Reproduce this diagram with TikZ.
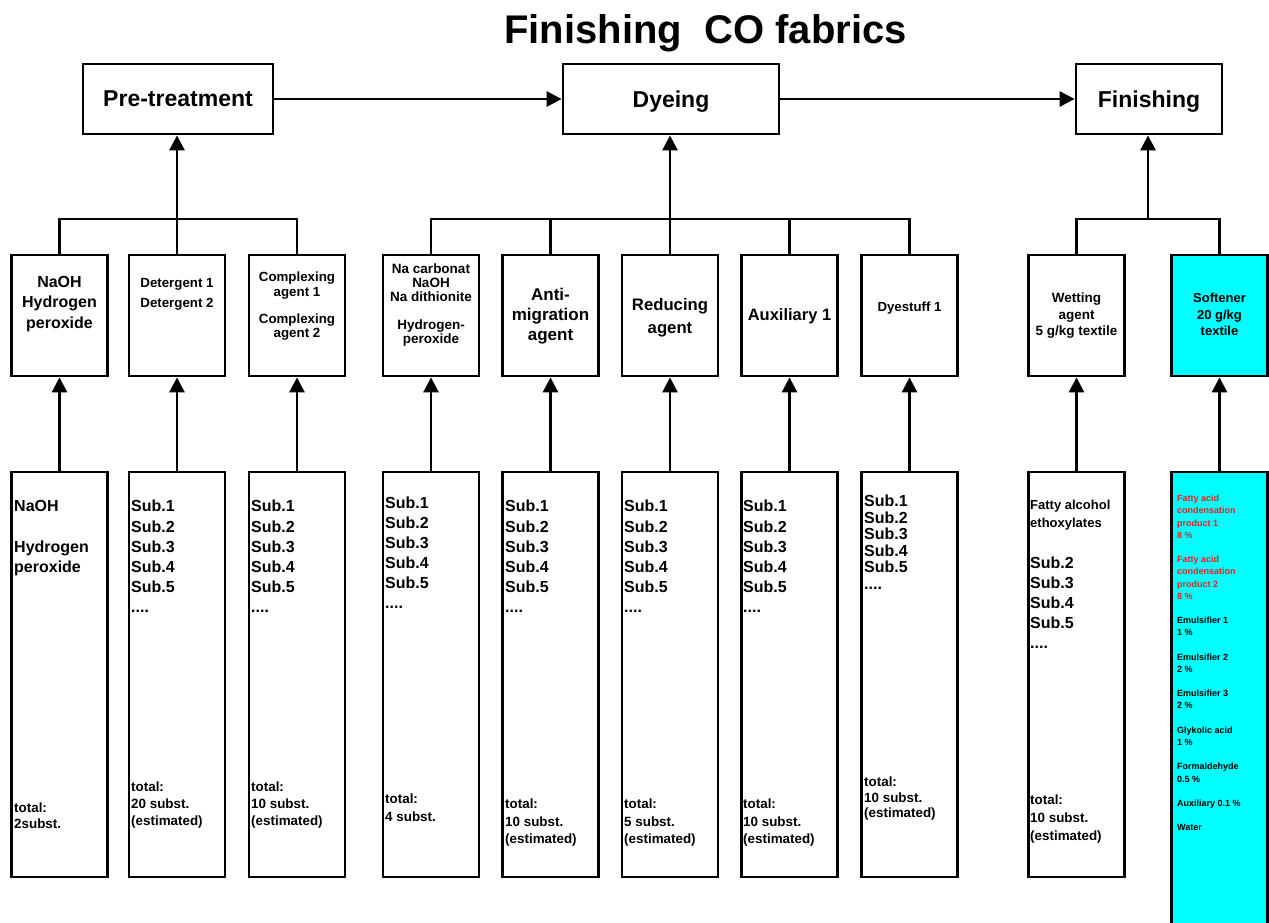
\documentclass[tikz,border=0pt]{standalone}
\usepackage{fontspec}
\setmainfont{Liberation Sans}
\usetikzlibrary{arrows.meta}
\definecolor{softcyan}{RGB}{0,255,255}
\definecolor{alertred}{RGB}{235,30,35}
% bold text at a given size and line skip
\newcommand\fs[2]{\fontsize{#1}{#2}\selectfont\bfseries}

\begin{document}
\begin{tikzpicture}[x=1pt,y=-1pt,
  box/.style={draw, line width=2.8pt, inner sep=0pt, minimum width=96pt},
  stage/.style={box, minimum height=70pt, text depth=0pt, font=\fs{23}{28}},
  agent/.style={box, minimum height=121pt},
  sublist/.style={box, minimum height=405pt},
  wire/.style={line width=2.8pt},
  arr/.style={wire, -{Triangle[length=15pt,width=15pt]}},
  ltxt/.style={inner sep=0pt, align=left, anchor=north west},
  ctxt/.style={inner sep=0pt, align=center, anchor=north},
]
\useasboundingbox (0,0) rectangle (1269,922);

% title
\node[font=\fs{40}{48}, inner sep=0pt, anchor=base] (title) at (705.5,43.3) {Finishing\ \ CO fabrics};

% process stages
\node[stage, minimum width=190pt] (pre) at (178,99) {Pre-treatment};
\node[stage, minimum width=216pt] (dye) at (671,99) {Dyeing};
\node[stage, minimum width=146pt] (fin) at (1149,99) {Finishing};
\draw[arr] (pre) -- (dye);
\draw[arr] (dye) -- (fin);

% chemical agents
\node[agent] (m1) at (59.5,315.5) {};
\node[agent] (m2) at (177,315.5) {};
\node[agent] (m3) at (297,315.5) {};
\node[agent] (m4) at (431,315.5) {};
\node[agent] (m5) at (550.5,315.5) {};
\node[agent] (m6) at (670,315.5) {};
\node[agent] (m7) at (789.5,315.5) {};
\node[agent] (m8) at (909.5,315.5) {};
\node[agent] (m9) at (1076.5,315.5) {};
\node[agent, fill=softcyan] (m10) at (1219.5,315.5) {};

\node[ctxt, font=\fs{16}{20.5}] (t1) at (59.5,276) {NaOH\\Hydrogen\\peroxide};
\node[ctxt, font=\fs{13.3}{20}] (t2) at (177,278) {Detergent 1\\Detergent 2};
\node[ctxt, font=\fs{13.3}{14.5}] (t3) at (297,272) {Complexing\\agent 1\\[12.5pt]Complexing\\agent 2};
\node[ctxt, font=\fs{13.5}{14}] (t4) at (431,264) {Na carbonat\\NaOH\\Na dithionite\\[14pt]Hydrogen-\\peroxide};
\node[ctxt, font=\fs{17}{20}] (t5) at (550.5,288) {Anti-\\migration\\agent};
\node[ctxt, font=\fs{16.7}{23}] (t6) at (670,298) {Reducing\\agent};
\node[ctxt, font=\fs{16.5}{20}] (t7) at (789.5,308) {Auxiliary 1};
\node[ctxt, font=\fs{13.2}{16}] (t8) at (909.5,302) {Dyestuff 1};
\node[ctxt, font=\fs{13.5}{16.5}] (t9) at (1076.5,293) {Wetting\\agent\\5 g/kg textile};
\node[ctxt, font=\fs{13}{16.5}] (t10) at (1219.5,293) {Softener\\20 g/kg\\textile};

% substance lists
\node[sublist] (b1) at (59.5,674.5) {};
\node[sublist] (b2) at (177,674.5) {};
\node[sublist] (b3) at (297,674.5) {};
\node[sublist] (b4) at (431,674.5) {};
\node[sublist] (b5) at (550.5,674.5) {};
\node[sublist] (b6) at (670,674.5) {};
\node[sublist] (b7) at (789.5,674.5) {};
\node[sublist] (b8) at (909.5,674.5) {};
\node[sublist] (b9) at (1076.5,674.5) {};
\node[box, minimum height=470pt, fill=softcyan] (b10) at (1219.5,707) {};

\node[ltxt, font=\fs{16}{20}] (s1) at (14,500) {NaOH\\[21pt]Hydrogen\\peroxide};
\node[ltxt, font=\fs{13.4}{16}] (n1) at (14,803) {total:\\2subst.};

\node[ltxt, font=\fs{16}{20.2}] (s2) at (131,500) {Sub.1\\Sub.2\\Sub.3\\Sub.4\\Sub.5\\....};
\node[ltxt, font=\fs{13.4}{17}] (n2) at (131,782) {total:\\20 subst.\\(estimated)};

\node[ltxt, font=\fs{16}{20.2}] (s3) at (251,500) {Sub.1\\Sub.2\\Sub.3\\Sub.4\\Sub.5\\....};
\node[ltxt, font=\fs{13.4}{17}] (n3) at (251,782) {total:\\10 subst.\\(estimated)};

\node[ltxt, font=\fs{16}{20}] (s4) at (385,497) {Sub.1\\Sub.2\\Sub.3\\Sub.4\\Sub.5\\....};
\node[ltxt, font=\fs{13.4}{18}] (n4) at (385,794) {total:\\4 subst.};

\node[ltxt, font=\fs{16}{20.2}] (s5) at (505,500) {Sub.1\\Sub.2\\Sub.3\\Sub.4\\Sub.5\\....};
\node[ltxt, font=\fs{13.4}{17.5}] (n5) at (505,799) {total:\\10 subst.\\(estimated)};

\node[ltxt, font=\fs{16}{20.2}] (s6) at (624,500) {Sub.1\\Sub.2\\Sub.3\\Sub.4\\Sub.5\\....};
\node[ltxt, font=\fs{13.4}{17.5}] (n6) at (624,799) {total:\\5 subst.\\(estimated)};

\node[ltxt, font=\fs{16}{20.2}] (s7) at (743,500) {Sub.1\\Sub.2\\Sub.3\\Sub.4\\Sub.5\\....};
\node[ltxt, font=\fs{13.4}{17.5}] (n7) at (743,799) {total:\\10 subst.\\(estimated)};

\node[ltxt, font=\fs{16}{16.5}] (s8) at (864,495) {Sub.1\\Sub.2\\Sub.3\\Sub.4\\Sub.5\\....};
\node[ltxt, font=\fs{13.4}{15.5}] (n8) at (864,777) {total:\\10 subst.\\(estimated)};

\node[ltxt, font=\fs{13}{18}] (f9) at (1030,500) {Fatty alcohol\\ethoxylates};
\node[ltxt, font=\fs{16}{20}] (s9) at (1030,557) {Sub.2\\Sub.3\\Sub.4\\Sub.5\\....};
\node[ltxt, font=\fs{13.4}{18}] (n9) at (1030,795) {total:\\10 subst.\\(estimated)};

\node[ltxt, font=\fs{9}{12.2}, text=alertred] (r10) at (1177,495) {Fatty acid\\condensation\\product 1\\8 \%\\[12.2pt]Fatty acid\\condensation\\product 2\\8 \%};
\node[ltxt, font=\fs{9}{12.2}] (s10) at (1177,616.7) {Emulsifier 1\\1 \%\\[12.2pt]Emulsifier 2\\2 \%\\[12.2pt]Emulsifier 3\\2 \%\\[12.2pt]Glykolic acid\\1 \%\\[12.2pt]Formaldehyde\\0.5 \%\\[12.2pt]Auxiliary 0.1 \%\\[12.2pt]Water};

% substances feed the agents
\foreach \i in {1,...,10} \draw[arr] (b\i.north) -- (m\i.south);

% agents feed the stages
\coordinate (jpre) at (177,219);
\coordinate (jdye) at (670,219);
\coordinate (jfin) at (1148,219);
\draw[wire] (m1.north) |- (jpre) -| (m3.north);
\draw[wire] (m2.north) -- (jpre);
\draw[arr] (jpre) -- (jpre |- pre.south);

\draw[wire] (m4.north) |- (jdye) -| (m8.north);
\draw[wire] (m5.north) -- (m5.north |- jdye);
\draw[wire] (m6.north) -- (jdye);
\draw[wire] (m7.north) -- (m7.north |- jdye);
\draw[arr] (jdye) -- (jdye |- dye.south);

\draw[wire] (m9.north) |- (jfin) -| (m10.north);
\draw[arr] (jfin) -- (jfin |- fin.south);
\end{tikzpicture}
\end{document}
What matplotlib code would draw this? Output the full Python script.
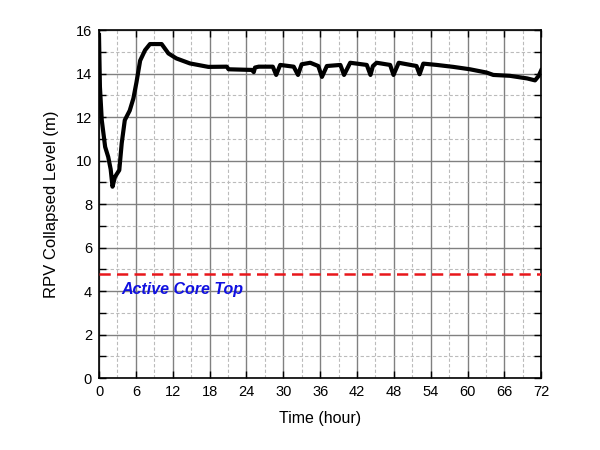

---*---

Exercise directions
Identify the lines above with the word "this". Copy them.

Complete answer
Reproduce this diagram with TikZ.
What matplotlib code would draw this? Output the full Python script.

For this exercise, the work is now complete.